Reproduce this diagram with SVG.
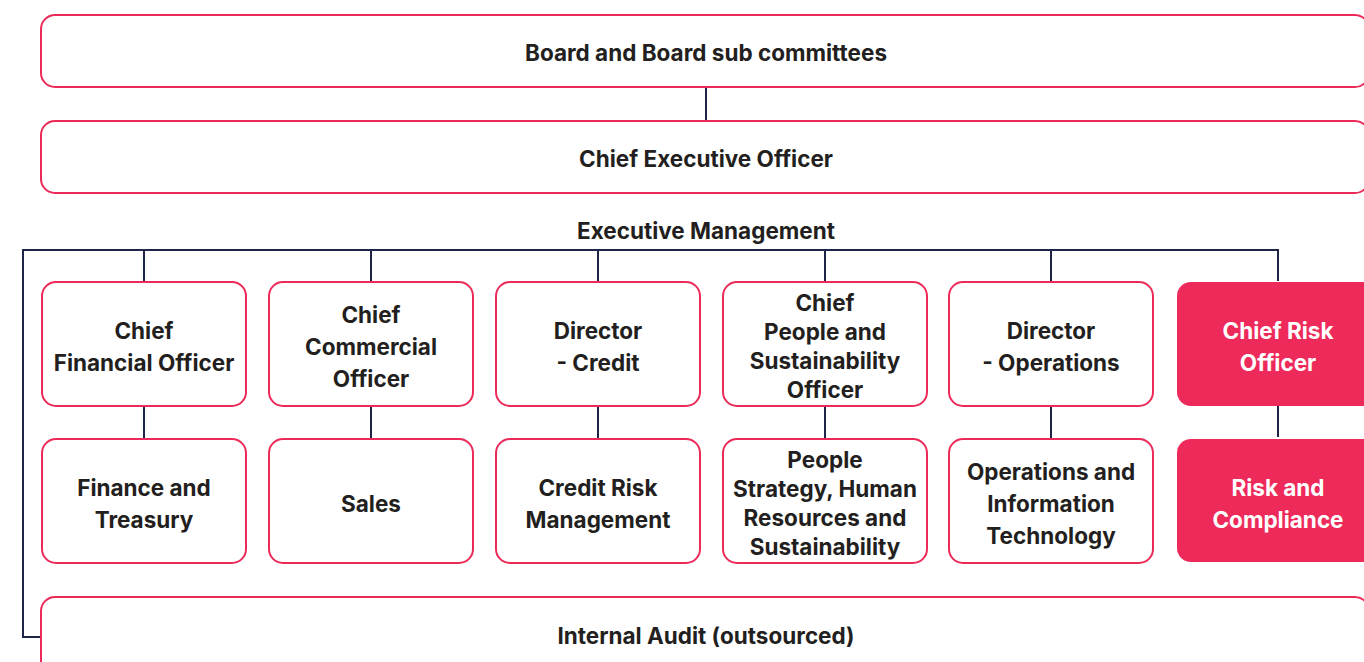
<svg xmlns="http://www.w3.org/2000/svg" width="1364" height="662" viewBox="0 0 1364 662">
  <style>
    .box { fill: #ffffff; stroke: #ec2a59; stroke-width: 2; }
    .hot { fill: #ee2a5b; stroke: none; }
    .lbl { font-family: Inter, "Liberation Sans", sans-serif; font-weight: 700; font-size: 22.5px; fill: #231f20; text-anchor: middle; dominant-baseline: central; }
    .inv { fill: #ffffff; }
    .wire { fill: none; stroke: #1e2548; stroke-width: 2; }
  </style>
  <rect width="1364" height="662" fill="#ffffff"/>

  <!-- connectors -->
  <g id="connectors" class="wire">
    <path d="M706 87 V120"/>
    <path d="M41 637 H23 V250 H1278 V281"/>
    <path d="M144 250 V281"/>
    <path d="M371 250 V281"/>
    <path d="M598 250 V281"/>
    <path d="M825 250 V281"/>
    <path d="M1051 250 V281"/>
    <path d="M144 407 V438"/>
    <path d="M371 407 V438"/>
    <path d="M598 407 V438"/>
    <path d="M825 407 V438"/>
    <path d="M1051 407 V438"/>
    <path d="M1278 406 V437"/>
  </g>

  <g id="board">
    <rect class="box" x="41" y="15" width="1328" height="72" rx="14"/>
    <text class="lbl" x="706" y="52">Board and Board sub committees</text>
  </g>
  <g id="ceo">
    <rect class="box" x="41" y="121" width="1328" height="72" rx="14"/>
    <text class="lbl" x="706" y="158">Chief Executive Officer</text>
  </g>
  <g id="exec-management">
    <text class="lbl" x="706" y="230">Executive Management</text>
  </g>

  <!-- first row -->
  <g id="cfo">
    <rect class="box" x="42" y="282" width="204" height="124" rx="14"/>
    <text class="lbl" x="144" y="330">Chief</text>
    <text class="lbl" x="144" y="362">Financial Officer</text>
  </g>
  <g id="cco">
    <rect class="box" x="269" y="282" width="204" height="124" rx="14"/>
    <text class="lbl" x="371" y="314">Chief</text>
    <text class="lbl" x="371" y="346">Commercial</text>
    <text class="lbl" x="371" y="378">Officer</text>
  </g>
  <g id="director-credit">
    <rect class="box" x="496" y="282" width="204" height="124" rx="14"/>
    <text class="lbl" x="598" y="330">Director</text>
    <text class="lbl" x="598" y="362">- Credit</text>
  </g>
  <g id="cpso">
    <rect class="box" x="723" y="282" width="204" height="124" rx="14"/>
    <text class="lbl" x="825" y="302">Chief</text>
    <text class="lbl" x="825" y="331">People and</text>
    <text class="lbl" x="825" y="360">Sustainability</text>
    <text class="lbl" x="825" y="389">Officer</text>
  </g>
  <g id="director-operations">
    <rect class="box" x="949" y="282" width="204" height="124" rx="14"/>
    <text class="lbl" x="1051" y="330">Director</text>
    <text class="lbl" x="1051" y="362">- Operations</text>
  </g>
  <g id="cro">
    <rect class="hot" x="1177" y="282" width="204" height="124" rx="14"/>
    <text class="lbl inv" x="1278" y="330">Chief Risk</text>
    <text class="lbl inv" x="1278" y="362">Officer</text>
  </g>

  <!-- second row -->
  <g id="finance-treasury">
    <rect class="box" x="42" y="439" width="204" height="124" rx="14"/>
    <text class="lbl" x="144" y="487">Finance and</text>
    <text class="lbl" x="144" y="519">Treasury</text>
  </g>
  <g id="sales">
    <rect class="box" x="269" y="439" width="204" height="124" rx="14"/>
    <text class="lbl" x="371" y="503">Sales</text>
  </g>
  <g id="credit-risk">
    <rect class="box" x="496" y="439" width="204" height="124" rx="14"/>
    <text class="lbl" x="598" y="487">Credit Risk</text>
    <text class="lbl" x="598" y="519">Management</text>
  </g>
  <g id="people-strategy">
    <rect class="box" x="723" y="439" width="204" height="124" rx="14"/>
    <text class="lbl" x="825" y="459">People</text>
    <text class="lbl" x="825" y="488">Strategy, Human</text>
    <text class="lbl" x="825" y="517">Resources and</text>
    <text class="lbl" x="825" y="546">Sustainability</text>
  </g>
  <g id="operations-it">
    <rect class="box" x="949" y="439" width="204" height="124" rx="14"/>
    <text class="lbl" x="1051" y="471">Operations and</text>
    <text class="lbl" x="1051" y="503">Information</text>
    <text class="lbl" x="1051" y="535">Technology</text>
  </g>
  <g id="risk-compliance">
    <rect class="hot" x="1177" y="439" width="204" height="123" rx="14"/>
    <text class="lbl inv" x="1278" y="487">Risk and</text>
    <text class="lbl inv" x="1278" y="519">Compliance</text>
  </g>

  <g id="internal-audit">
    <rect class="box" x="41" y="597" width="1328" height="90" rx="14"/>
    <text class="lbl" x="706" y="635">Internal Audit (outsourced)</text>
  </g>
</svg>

• To be done: Write out the whole listing exactly, and drop the pictures.

• Output for this task:
Reproduce this diagram with SVG.
<svg xmlns="http://www.w3.org/2000/svg" width="1364" height="662" viewBox="0 0 1364 662">
  <style>
    .box { fill: #ffffff; stroke: #ec2a59; stroke-width: 2; }
    .hot { fill: #ee2a5b; stroke: none; }
    .lbl { font-family: Inter, "Liberation Sans", sans-serif; font-weight: 700; font-size: 22.5px; fill: #231f20; text-anchor: middle; dominant-baseline: central; }
    .inv { fill: #ffffff; }
    .wire { fill: none; stroke: #1e2548; stroke-width: 2; }
  </style>
  <rect width="1364" height="662" fill="#ffffff"/>

  <!-- connectors -->
  <g id="connectors" class="wire">
    <path d="M706 87 V120"/>
    <path d="M41 637 H23 V250 H1278 V281"/>
    <path d="M144 250 V281"/>
    <path d="M371 250 V281"/>
    <path d="M598 250 V281"/>
    <path d="M825 250 V281"/>
    <path d="M1051 250 V281"/>
    <path d="M144 407 V438"/>
    <path d="M371 407 V438"/>
    <path d="M598 407 V438"/>
    <path d="M825 407 V438"/>
    <path d="M1051 407 V438"/>
    <path d="M1278 406 V437"/>
  </g>

  <g id="board">
    <rect class="box" x="41" y="15" width="1328" height="72" rx="14"/>
    <text class="lbl" x="706" y="52">Board and Board sub committees</text>
  </g>
  <g id="ceo">
    <rect class="box" x="41" y="121" width="1328" height="72" rx="14"/>
    <text class="lbl" x="706" y="158">Chief Executive Officer</text>
  </g>
  <g id="exec-management">
    <text class="lbl" x="706" y="230">Executive Management</text>
  </g>

  <!-- first row -->
  <g id="cfo">
    <rect class="box" x="42" y="282" width="204" height="124" rx="14"/>
    <text class="lbl" x="144" y="330">Chief</text>
    <text class="lbl" x="144" y="362">Financial Officer</text>
  </g>
  <g id="cco">
    <rect class="box" x="269" y="282" width="204" height="124" rx="14"/>
    <text class="lbl" x="371" y="314">Chief</text>
    <text class="lbl" x="371" y="346">Commercial</text>
    <text class="lbl" x="371" y="378">Officer</text>
  </g>
  <g id="director-credit">
    <rect class="box" x="496" y="282" width="204" height="124" rx="14"/>
    <text class="lbl" x="598" y="330">Director</text>
    <text class="lbl" x="598" y="362">- Credit</text>
  </g>
  <g id="cpso">
    <rect class="box" x="723" y="282" width="204" height="124" rx="14"/>
    <text class="lbl" x="825" y="302">Chief</text>
    <text class="lbl" x="825" y="331">People and</text>
    <text class="lbl" x="825" y="360">Sustainability</text>
    <text class="lbl" x="825" y="389">Officer</text>
  </g>
  <g id="director-operations">
    <rect class="box" x="949" y="282" width="204" height="124" rx="14"/>
    <text class="lbl" x="1051" y="330">Director</text>
    <text class="lbl" x="1051" y="362">- Operations</text>
  </g>
  <g id="cro">
    <rect class="hot" x="1177" y="282" width="204" height="124" rx="14"/>
    <text class="lbl inv" x="1278" y="330">Chief Risk</text>
    <text class="lbl inv" x="1278" y="362">Officer</text>
  </g>

  <!-- second row -->
  <g id="finance-treasury">
    <rect class="box" x="42" y="439" width="204" height="124" rx="14"/>
    <text class="lbl" x="144" y="487">Finance and</text>
    <text class="lbl" x="144" y="519">Treasury</text>
  </g>
  <g id="sales">
    <rect class="box" x="269" y="439" width="204" height="124" rx="14"/>
    <text class="lbl" x="371" y="503">Sales</text>
  </g>
  <g id="credit-risk">
    <rect class="box" x="496" y="439" width="204" height="124" rx="14"/>
    <text class="lbl" x="598" y="487">Credit Risk</text>
    <text class="lbl" x="598" y="519">Management</text>
  </g>
  <g id="people-strategy">
    <rect class="box" x="723" y="439" width="204" height="124" rx="14"/>
    <text class="lbl" x="825" y="459">People</text>
    <text class="lbl" x="825" y="488">Strategy, Human</text>
    <text class="lbl" x="825" y="517">Resources and</text>
    <text class="lbl" x="825" y="546">Sustainability</text>
  </g>
  <g id="operations-it">
    <rect class="box" x="949" y="439" width="204" height="124" rx="14"/>
    <text class="lbl" x="1051" y="471">Operations and</text>
    <text class="lbl" x="1051" y="503">Information</text>
    <text class="lbl" x="1051" y="535">Technology</text>
  </g>
  <g id="risk-compliance">
    <rect class="hot" x="1177" y="439" width="204" height="123" rx="14"/>
    <text class="lbl inv" x="1278" y="487">Risk and</text>
    <text class="lbl inv" x="1278" y="519">Compliance</text>
  </g>

  <g id="internal-audit">
    <rect class="box" x="41" y="597" width="1328" height="90" rx="14"/>
    <text class="lbl" x="706" y="635">Internal Audit (outsourced)</text>
  </g>
</svg>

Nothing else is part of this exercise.